__Plotting code records__
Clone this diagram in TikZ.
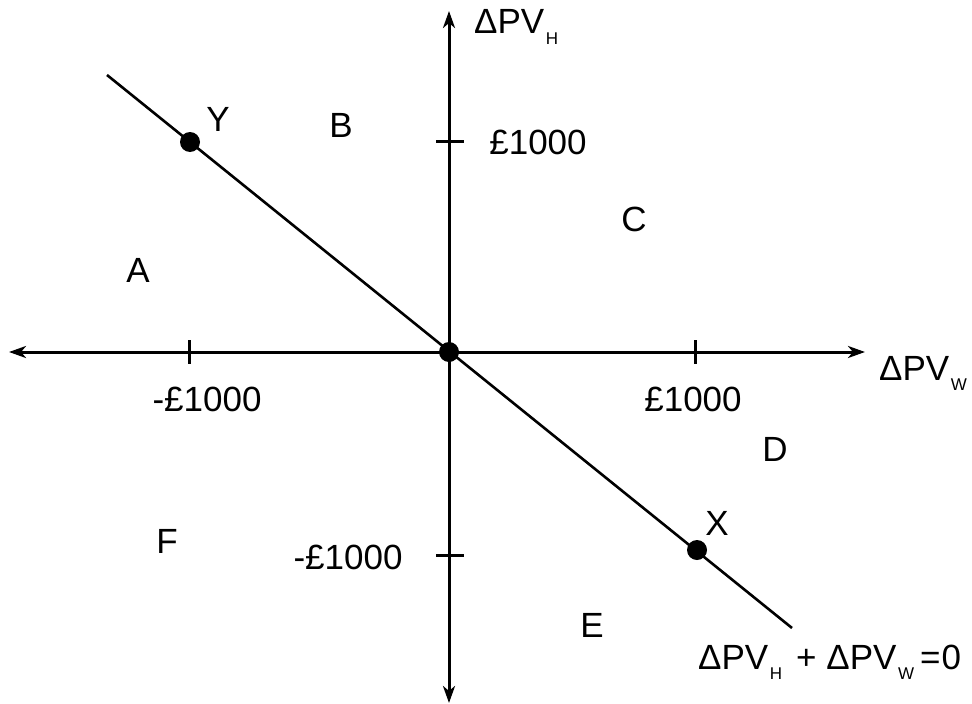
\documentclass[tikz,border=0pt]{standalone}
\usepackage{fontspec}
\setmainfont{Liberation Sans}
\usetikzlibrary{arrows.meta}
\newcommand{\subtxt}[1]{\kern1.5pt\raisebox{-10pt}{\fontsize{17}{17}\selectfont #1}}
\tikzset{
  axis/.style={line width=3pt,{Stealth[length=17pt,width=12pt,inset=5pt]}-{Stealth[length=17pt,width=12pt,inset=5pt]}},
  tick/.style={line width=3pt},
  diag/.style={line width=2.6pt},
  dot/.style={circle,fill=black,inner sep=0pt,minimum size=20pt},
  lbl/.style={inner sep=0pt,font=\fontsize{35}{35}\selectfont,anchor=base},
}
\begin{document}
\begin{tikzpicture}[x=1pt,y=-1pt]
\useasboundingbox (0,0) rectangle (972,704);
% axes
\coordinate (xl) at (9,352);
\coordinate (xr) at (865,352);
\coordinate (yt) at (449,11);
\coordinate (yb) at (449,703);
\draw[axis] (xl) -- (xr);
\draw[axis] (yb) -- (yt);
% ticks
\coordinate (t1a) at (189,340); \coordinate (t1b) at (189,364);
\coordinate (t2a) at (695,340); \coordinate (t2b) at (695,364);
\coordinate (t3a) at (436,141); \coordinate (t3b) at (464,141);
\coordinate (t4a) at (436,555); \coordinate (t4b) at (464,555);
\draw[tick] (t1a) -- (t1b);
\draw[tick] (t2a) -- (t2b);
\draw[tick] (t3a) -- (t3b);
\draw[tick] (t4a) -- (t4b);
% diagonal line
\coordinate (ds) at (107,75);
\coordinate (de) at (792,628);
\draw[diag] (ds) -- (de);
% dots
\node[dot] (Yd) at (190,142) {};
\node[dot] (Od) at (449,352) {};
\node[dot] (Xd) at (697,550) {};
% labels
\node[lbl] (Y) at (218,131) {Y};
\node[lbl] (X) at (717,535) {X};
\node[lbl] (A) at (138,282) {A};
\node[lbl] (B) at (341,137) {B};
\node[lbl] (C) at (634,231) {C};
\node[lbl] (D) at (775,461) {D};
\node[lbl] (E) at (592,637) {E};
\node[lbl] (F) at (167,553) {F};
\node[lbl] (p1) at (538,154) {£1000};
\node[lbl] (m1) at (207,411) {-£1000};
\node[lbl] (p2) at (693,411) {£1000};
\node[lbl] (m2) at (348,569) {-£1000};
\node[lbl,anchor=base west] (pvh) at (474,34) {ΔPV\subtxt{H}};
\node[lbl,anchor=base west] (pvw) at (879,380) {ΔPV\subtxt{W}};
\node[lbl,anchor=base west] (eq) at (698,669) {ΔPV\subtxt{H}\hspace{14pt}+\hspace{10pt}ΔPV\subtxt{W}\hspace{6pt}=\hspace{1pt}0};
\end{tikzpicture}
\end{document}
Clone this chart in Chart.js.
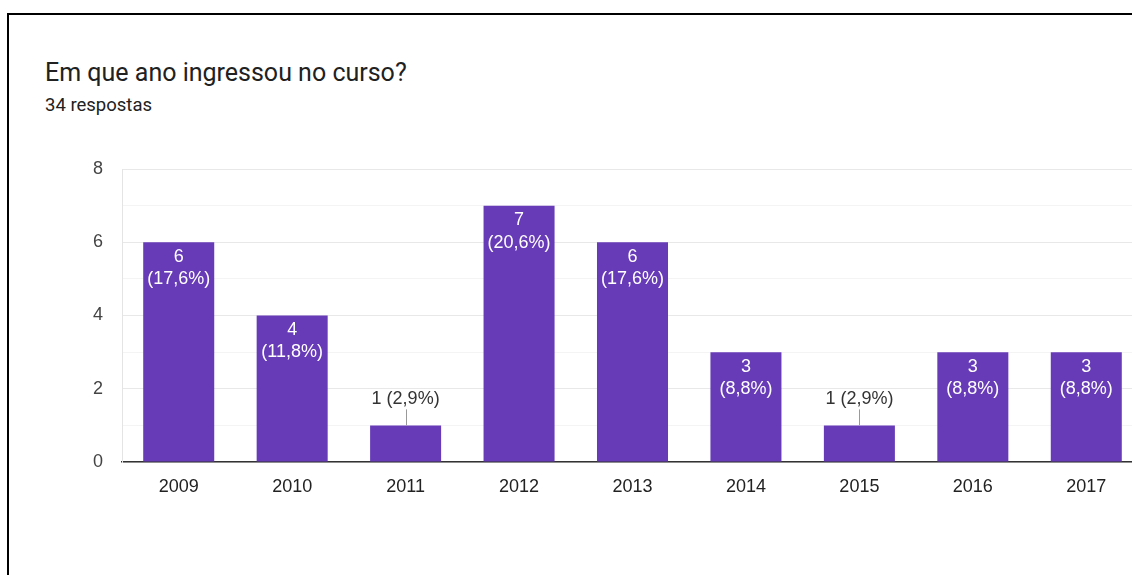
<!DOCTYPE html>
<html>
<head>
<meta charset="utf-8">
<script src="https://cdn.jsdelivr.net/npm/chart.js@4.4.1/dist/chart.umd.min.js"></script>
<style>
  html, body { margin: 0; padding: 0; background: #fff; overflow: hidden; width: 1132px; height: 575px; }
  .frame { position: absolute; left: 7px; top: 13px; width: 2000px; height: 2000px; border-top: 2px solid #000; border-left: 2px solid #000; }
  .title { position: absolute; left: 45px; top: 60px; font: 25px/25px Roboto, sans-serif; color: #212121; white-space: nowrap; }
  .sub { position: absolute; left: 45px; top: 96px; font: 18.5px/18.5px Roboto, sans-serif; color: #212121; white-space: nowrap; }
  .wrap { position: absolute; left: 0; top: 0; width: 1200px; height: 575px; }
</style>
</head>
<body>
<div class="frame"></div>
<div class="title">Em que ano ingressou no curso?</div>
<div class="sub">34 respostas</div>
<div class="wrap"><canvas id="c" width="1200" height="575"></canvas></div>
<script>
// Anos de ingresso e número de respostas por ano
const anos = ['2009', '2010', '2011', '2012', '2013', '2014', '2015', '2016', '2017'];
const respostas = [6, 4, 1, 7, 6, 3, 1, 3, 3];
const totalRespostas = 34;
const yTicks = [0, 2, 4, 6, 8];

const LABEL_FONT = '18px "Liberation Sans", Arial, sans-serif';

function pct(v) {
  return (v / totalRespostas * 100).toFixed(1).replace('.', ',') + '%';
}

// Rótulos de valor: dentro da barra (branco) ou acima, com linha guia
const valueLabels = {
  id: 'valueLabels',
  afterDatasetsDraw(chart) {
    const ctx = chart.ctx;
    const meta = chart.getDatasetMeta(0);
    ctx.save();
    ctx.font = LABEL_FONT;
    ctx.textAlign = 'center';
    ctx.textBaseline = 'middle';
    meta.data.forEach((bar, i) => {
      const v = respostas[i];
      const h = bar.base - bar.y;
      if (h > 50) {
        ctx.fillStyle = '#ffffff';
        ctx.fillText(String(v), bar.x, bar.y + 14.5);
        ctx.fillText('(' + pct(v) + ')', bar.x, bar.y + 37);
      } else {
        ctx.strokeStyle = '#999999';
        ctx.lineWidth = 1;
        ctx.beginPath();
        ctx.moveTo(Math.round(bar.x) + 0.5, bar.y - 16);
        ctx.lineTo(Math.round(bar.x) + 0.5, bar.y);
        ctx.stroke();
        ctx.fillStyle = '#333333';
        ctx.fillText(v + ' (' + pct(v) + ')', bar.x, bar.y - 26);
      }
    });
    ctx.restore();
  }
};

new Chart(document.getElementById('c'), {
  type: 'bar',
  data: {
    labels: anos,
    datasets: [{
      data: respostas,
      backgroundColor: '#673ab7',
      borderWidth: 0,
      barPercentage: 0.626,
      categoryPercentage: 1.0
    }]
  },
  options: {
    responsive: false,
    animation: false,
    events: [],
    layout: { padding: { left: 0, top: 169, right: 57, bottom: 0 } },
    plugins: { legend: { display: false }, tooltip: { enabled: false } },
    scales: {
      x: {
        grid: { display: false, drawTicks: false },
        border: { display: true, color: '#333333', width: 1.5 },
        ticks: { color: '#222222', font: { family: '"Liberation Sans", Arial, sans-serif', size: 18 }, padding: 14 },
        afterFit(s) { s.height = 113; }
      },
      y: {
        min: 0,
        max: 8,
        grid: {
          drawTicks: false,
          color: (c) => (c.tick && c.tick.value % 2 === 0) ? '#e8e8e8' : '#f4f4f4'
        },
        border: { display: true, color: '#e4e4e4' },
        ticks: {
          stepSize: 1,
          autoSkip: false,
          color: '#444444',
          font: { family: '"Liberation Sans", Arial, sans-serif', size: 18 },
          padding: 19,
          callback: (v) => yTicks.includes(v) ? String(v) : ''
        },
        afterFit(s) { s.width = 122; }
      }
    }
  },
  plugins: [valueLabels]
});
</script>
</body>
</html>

__Directive__
How many lines of the listing above include the word "this"? Reply with the number alone.

__Correct output__
2